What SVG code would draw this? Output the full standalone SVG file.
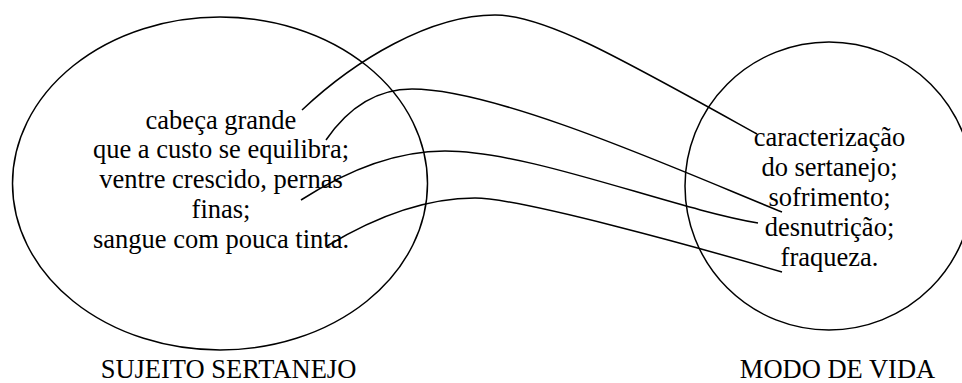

· · · · · · ·

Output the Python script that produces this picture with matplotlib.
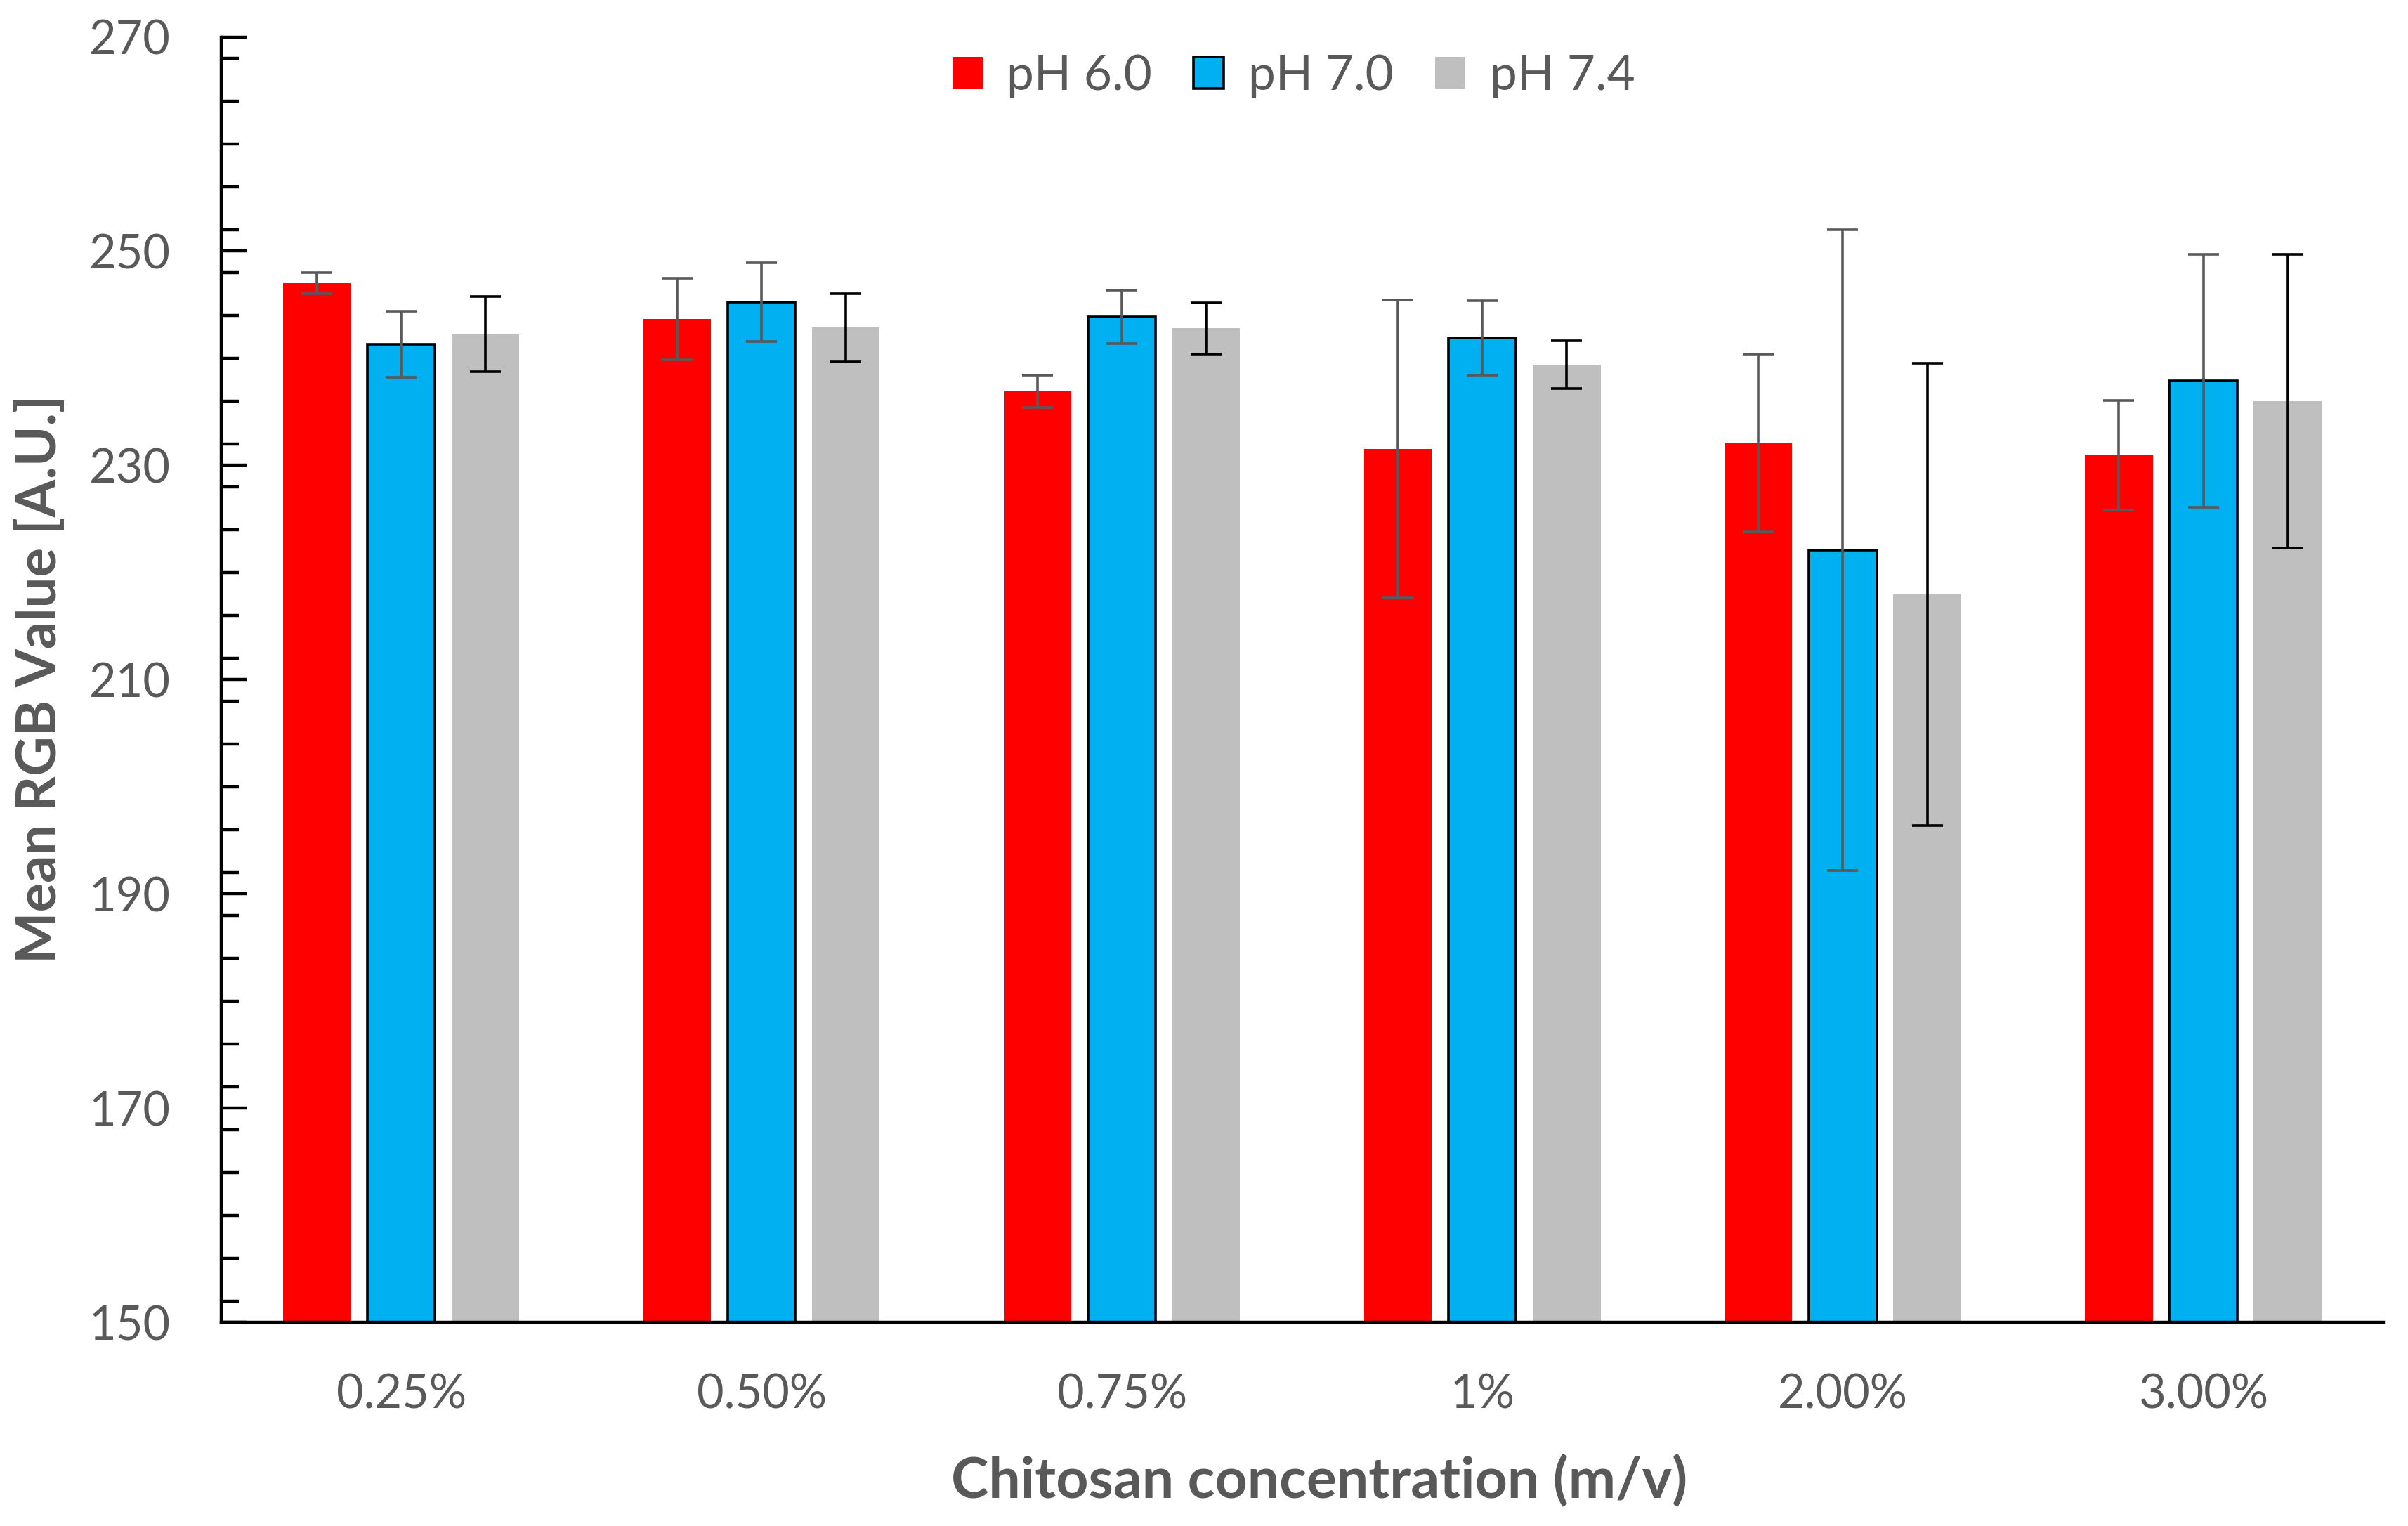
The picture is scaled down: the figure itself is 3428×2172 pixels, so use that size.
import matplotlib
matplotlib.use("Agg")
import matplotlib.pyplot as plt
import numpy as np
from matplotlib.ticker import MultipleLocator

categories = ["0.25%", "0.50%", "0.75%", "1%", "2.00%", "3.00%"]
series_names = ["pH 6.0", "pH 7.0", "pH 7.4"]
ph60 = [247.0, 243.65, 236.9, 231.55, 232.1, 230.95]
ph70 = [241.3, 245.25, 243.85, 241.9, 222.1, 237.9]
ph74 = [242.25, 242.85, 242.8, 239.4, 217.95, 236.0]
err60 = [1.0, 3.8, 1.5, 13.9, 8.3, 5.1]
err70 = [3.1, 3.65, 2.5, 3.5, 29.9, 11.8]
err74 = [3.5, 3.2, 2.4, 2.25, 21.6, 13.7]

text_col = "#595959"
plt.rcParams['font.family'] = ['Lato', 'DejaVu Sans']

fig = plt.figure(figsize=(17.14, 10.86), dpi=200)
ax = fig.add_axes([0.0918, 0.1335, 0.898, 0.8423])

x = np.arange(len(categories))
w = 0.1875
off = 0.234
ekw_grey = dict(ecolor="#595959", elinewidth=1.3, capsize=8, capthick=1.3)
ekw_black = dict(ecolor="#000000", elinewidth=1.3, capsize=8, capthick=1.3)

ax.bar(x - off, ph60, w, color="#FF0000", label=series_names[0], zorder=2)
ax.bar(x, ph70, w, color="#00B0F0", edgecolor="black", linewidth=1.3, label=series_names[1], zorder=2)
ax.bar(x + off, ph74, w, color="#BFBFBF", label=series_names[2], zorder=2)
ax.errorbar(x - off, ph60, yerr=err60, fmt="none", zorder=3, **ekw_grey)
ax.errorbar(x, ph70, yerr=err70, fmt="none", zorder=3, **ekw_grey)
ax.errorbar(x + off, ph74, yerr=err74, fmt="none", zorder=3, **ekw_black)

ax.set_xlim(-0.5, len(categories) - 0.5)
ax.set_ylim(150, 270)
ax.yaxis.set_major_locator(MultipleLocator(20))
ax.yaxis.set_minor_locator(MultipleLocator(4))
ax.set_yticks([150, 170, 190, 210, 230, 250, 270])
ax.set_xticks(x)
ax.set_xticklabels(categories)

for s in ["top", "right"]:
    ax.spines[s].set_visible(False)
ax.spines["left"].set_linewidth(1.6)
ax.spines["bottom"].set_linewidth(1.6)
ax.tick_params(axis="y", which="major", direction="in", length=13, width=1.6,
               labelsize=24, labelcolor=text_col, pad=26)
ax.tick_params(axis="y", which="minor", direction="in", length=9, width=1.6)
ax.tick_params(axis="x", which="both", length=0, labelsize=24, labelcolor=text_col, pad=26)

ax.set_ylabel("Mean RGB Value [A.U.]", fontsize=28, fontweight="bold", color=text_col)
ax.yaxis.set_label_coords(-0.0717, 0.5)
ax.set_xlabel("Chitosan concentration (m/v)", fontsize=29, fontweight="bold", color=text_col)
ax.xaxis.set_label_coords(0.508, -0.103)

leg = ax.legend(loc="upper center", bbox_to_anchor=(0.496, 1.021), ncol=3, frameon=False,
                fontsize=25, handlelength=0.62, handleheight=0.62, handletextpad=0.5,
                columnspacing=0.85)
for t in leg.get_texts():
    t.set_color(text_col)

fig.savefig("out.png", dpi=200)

· · · · · · ·

[What to work on] Copy out, exactly, every line from the one that contains "Output the Python" through the one that contains "length=0, labelsize=24, labelcolor=text_col, pad=26)". Pictures stay out of the copy.

[Correct result]
Output the Python script that produces this picture with matplotlib.
The picture is scaled down: the figure itself is 3428×2172 pixels, so use that size.
import matplotlib
matplotlib.use("Agg")
import matplotlib.pyplot as plt
import numpy as np
from matplotlib.ticker import MultipleLocator

categories = ["0.25%", "0.50%", "0.75%", "1%", "2.00%", "3.00%"]
series_names = ["pH 6.0", "pH 7.0", "pH 7.4"]
ph60 = [247.0, 243.65, 236.9, 231.55, 232.1, 230.95]
ph70 = [241.3, 245.25, 243.85, 241.9, 222.1, 237.9]
ph74 = [242.25, 242.85, 242.8, 239.4, 217.95, 236.0]
err60 = [1.0, 3.8, 1.5, 13.9, 8.3, 5.1]
err70 = [3.1, 3.65, 2.5, 3.5, 29.9, 11.8]
err74 = [3.5, 3.2, 2.4, 2.25, 21.6, 13.7]

text_col = "#595959"
plt.rcParams['font.family'] = ['Lato', 'DejaVu Sans']

fig = plt.figure(figsize=(17.14, 10.86), dpi=200)
ax = fig.add_axes([0.0918, 0.1335, 0.898, 0.8423])

x = np.arange(len(categories))
w = 0.1875
off = 0.234
ekw_grey = dict(ecolor="#595959", elinewidth=1.3, capsize=8, capthick=1.3)
ekw_black = dict(ecolor="#000000", elinewidth=1.3, capsize=8, capthick=1.3)

ax.bar(x - off, ph60, w, color="#FF0000", label=series_names[0], zorder=2)
ax.bar(x, ph70, w, color="#00B0F0", edgecolor="black", linewidth=1.3, label=series_names[1], zorder=2)
ax.bar(x + off, ph74, w, color="#BFBFBF", label=series_names[2], zorder=2)
ax.errorbar(x - off, ph60, yerr=err60, fmt="none", zorder=3, **ekw_grey)
ax.errorbar(x, ph70, yerr=err70, fmt="none", zorder=3, **ekw_grey)
ax.errorbar(x + off, ph74, yerr=err74, fmt="none", zorder=3, **ekw_black)

ax.set_xlim(-0.5, len(categories) - 0.5)
ax.set_ylim(150, 270)
ax.yaxis.set_major_locator(MultipleLocator(20))
ax.yaxis.set_minor_locator(MultipleLocator(4))
ax.set_yticks([150, 170, 190, 210, 230, 250, 270])
ax.set_xticks(x)
ax.set_xticklabels(categories)

for s in ["top", "right"]:
    ax.spines[s].set_visible(False)
ax.spines["left"].set_linewidth(1.6)
ax.spines["bottom"].set_linewidth(1.6)
ax.tick_params(axis="y", which="major", direction="in", length=13, width=1.6,
               labelsize=24, labelcolor=text_col, pad=26)
ax.tick_params(axis="y", which="minor", direction="in", length=9, width=1.6)
ax.tick_params(axis="x", which="both", length=0, labelsize=24, labelcolor=text_col, pad=26)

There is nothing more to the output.